Arm_boost=1: https://pibenchmarks.com/benchmark/59587
Arm_boost=1 and disabled checksumming (allegedly): https://pibenchmarks.com/benchmark/59593

did you tried to install plain RPi OS first and performed the transformation into DietPi afterwards? https://dietpi.com/forum/t/half-speed-m-2-ssd-vs-raspberry-os-x64/11232/12

1 Like

Not yet, that’s my next step. I’ll let y’all know my findings. :upside_down_face:

Alright, this is a bit interesting.

RasPi OS to Dietpi, stock : https://pibenchmarks.com/benchmark/59598

RasPi OS to dietpi, 1800mhz, perf gov: https://pibenchmarks.com/benchmark/59599

I did run the bench on the RasPi OS minimal, after updating, the score was around 7,400. I wanted to submit it, but I had an interwebz issue. I hope I’m not wasting y’all’s time, it’s merely a conundrum that is interesting, to me.
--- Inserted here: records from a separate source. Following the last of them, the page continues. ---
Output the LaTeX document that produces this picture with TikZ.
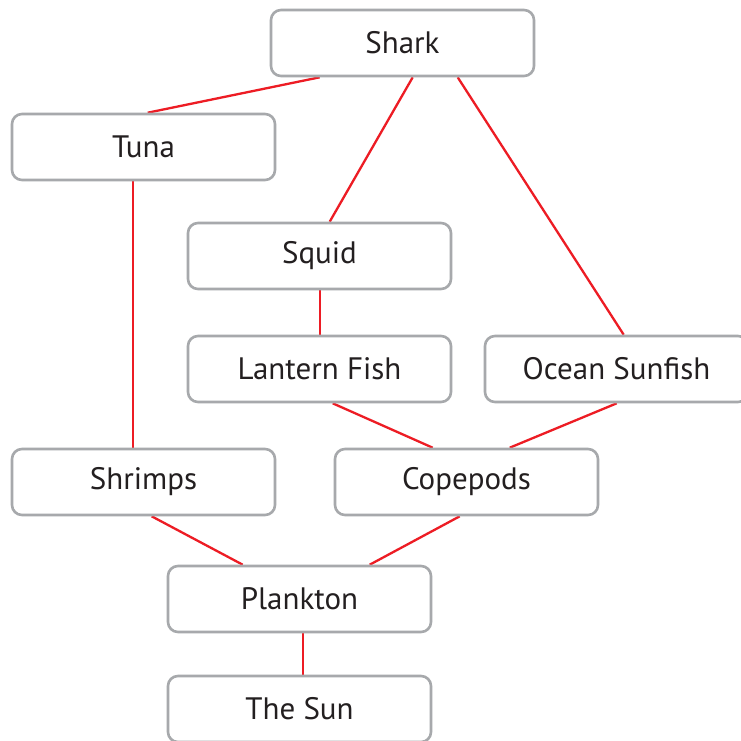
\documentclass[tikz,border=0pt]{standalone}
\usepackage{fontspec}
\setmainfont{PT Sans}
\usetikzlibrary{backgrounds}
\definecolor{boxgray}{HTML}{A7A9AC}
\definecolor{linkred}{HTML}{ED1C24}
\definecolor{txt}{HTML}{231F20}
\tikzset{
  species/.style={draw=boxgray, line width=2.6pt, rounded corners=10pt, fill=white,
    minimum width=263pt, minimum height=66pt, inner sep=0pt, text=txt,
    font=\fontsize{31}{36}\selectfont},
  link/.style={draw=linkred, line width=2.3pt}
}
\begin{document}
\begin{tikzpicture}[x=1pt,y=-1pt]
\clip (0,0) rectangle (741,740);
\node[species] (shark) at (402.5,43) {Shark};
\node[species] (tuna) at (143.5,147) {Tuna};
\node[species] (squid) at (319.5,256) {Squid};
\node[species] (lantern) at (319.5,369) {Lantern Fish};
\node[species] (ocean) at (616.5,369) {Ocean Sunfish};
\node[species] (shrimps) at (143.5,482) {Shrimps};
\node[species] (copepods) at (466.5,482) {Copepods};
\node[species] (plankton) at (299.5,599) {Plankton};
\node[species] (sun) at (299.5,709) {The Sun};
\begin{scope}[on background layer]
\fill[white] (0,0) rectangle (741,740);
\draw[link] ([xshift=50pt]shark.south west) -- ([xshift=137pt]tuna.north west);
\draw[link] ([xshift=143pt]shark.south west) -- ([xshift=143pt]squid.north west);
\draw[link] ([xshift=188pt]shark.south west) -- ([xshift=140pt]ocean.north west);
\draw[link] ([xshift=122pt]tuna.south west) -- ([xshift=122pt]shrimps.north west);
\draw[link] ([xshift=133pt]squid.south west) -- ([xshift=133pt]lantern.north west);
\draw[link] ([xshift=146pt]lantern.south west) -- ([xshift=99pt]copepods.north west);
\draw[link] ([xshift=133pt]ocean.south west) -- ([xshift=176pt]copepods.north west);
\draw[link] ([xshift=141pt]shrimps.south west) -- ([xshift=76pt]plankton.north west);
\draw[link] ([xshift=126pt]copepods.south west) -- ([xshift=203pt]plankton.north west);
\draw[link] ([xshift=136pt]plankton.south west) -- ([xshift=136pt]sun.north west);
\end{scope}
\end{tikzpicture}
\end{document}
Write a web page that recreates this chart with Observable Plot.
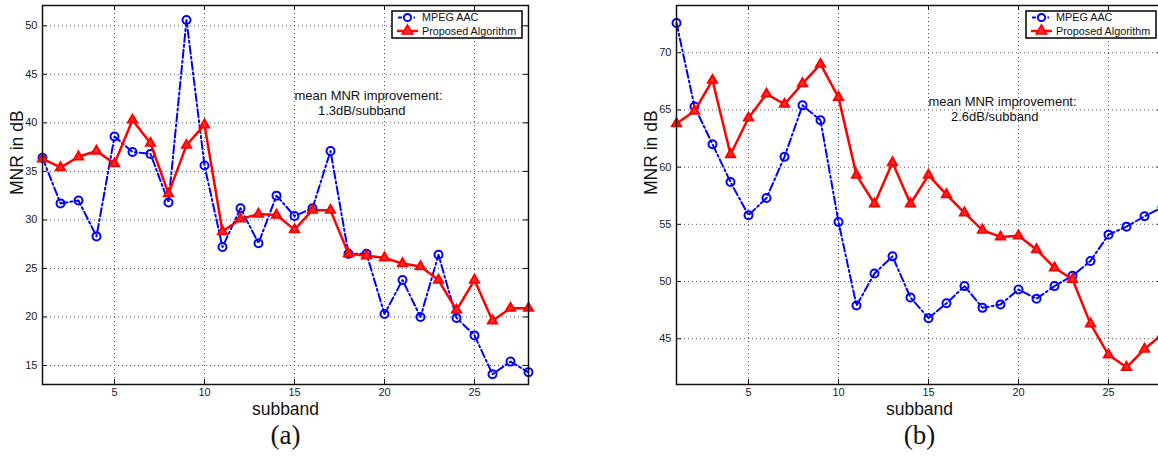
<!DOCTYPE html>
<html><head><meta charset="utf-8">
<script src="https://cdn.jsdelivr.net/npm/d3@7"></script>
<script src="https://cdn.jsdelivr.net/npm/@observablehq/plot@0.6"></script>
<style>
body{margin:0;background:#fff;}
#wrap{position:relative;width:1158px;height:462px;overflow:hidden;background:#fff;font-family:"Liberation Sans",Arial,sans-serif;}
.panel{position:absolute;top:0;}
.legend{position:absolute;top:9px;}
</style></head><body><div id="wrap"></div>
<script>
// ---- data ----
const subbands = [1,2,3,4,5,6,7,8,9,10,11,12,13,14,15,16,17,18,19,20,21,22,23,24,25,26,27,28];
const seriesNames = ["MPEG AAC", "Proposed Algorithm"];
const aacA  = [36.4,31.7,32.0,28.3,38.6,37.0,36.8,31.8,50.6,35.6,27.2,31.2,27.6,32.5,30.4,31.2,37.1,26.5,26.5,20.3,23.8,20.0,26.4,19.9,18.1,14.1,15.4,14.3];
const propA = [36.3,35.4,36.5,37.1,35.8,40.3,37.9,32.7,37.7,39.8,28.8,30.1,30.6,30.5,29.0,31.0,31.0,26.5,26.3,26.1,25.5,25.2,23.8,20.7,23.8,19.6,20.9,20.9];
const aacB  = [72.6,65.3,62.0,58.7,55.8,57.3,60.9,65.4,64.1,55.2,47.9,50.7,52.2,48.6,46.8,48.1,49.6,47.7,48.0,49.3,48.5,49.6,50.5,51.8,54.1,54.8,55.7,56.5];
const propB = [63.8,64.9,67.6,61.1,64.3,66.4,65.5,67.3,69.0,66.1,59.3,56.8,60.4,56.8,59.3,57.6,56.0,54.5,53.9,54.0,52.8,51.2,50.2,46.3,43.6,42.5,44.1,45.4];
const xTicks  = [5,10,15,20,25];
const yTicksA = [15,20,25,30,35,40,45,50];
const yTicksB = [45,50,55,60,65,70];
const noteLine1 = "mean MNR improvement:";
const noteA = "1.3dB/subband";
const noteB = "2.6dB/subband";
const notePosA = [[15, 42.75], [16.3, 41.2]];
const notePosB = [[15, 65.75], [16.25, 64.4]];
const yLabel = "MNR in dB";
const xLabel = "subband";

const FONT = '"Liberation Sans", Arial, sans-serif';
const W = 560, H = 462, ML = 42, MR = 32, MT = 5, MB = 78;
const FW = W - ML - MR, FH = H - MT - MB;

function chart({aac, prop, yDomain, yTicks, note, notePos, tag}) {
  const rows = subbands.map((b, i) => ({band: b, aac: aac[i], prop: prop[i]}));
  const grid = {stroke: "#555", strokeOpacity: 1, strokeWidth: 1, strokeDasharray: "1,3"};
  return Plot.plot({
    width: W, height: H, marginLeft: ML, marginRight: MR, marginTop: MT, marginBottom: MB,
    x: {domain: [1, 28]},
    y: {domain: yDomain},
    style: {fontFamily: FONT, background: "white", overflow: "visible"},
    marks: [
      Plot.gridX(xTicks, grid),
      Plot.gridY(yTicks, grid),
      Plot.line(rows, {x: "band", y: "aac", stroke: "#0000ff", strokeWidth: 2, strokeDasharray: "8,3,2,3"}),
      Plot.dot(rows, {x: "band", y: "aac", r: 4, stroke: "#0000ff", strokeWidth: 2, fill: "none"}),
      Plot.line(rows, {x: "band", y: "prop", stroke: "#ff0000", strokeWidth: 2.5}),
      Plot.dot(rows, {x: "band", y: "prop", symbol: "triangle", r: 3.4, stroke: "#ff0000", strokeWidth: 2, fill: "#ff2a2a"}),
      Plot.frame({stroke: "#111", strokeWidth: 1.5}),
      // inward ticks on all sides
      Plot.ruleX(xTicks, {x: d => d, insetTop: FH - 5, stroke: "#111"}),
      Plot.ruleX(xTicks, {x: d => d, insetBottom: FH - 5, stroke: "#111"}),
      Plot.ruleY(yTicks, {y: d => d, insetRight: FW - 5, stroke: "#111"}),
      Plot.ruleY(yTicks, {y: d => d, insetLeft: FW - 5, stroke: "#111"}),
      Plot.axisX(xTicks, {tickSize: 0, tickPadding: 4, fontSize: 11, fill: "#222", label: null}),
      Plot.axisY(yTicks, {tickSize: 0, tickPadding: 5, fontSize: 11, fill: "#222", label: null}),
      Plot.text([noteLine1], {x: notePos[0][0], y: notePos[0][1], textAnchor: "start", fontSize: 13, fill: "#111"}),
      Plot.text([note], {x: notePos[1][0], y: notePos[1][1], textAnchor: "start", fontSize: 13, fill: "#111"}),
      Plot.text([yLabel], {frameAnchor: "left", dx: -25, rotate: -90, fontSize: 17.5, fill: "#111"}),
      Plot.text([xLabel], {frameAnchor: "bottom", dy: 30, fontSize: 17.5, fill: "#111"}),
      Plot.text([tag], {frameAnchor: "bottom", dy: 59, fontSize: 27, fill: "#111", fontFamily: '"Liberation Serif", "DejaVu Serif", serif'})
    ]
  });
}

function legend() {
  const svg = d3.create("svg").attr("class", "legend").attr("width", 136).attr("height", 32)
    .style("font-family", FONT);
  svg.append("rect").attr("x", 2).attr("y", 2).attr("width", 130).attr("height", 27)
    .attr("fill", "#fff").attr("stroke", "#000").attr("stroke-width", 1.5);
  const ys = [8.5, 22];
  // MPEG AAC sample
  svg.append("line").attr("x1", 8).attr("x2", 27).attr("y1", ys[0]).attr("y2", ys[0])
    .attr("stroke", "#0000ff").attr("stroke-width", 2).attr("stroke-dasharray", "4,2,1.5,2");
  svg.append("circle").attr("cx", 17.5).attr("cy", ys[0]).attr("r", 3.6)
    .attr("fill", "#fff").attr("stroke", "#0000ff").attr("stroke-width", 2);
  // Proposed sample
  svg.append("line").attr("x1", 7).attr("x2", 28).attr("y1", ys[1]).attr("y2", ys[1])
    .attr("stroke", "#ff0000").attr("stroke-width", 2.5);
  svg.append("path").attr("d", d3.symbol(d3.symbolTriangle, 50)())
    .attr("transform", `translate(17.5,${ys[1]})`)
    .attr("fill", "#ff2a2a").attr("stroke", "#ff0000").attr("stroke-width", 1.5);
  seriesNames.forEach((n, i) => {
    svg.append("text").attr("x", 32).attr("y", ys[i]).attr("dy", "0.35em")
      .attr("font-size", 10.8).attr("fill", "#111").text(n);
  });
  return svg.node();
}

const wrap = document.getElementById("wrap");
const a = chart({aac: aacA, prop: propA, yDomain: [13.04, 52.09], yTicks: yTicksA, note: noteA, notePos: notePosA, tag: "(a)"});
a.classList.add("panel"); a.style.left = "0px";
wrap.appendChild(a);
const b = chart({aac: aacB, prop: propB, yDomain: [41.0, 74.13], yTicks: yTicksB, note: noteB, notePos: notePosB, tag: "(b)"});
b.classList.add("panel"); b.style.left = "634px";
wrap.appendChild(b);
const la = legend(); la.style.left = "390px"; wrap.appendChild(la);
const lb = legend(); lb.style.left = "1024px"; wrap.appendChild(lb);
</script>
</body></html>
Very interesting indeed, so it must be something with the packages (the uninstalled ones) or the few system configurations. I’ve no idea currently what would affect I/O performance that dramatically. Will have a look thorough the DietPi-Installer. Probably it makes sense to test restoring the original config.txt from RPi OS. Would be not the first time that some setting had unexpected side effects.

But also: As noted above, did you assure that the initial APT and DietPi update check at boot finished before running the benchmark?

Btw, this is the benchmark tool you use? https://github.com/TheRemote/PiBenchmarks

I stopped all services installed, made sure htop wasn’t reporting any APT or other background processes using any I/O. I also waited at least 10 minutes after boot to start the bench/htop. Monitored my network statistics as well, just to double check. Minus the bare minimum services required to run and MATE (same desktop I used on vanilla RasPi OS x64), nothing was running. That is the benchmark I have been using, only for consistency and linkable results. I will swap out the config and see if that makes a difference. I did make sure the OS was updated and firmware was up to date on every install. It has piqued my interest, hopefully we can figure it out, just don’t let me take y’all from more important matters. Thanks again, to the both of y’all.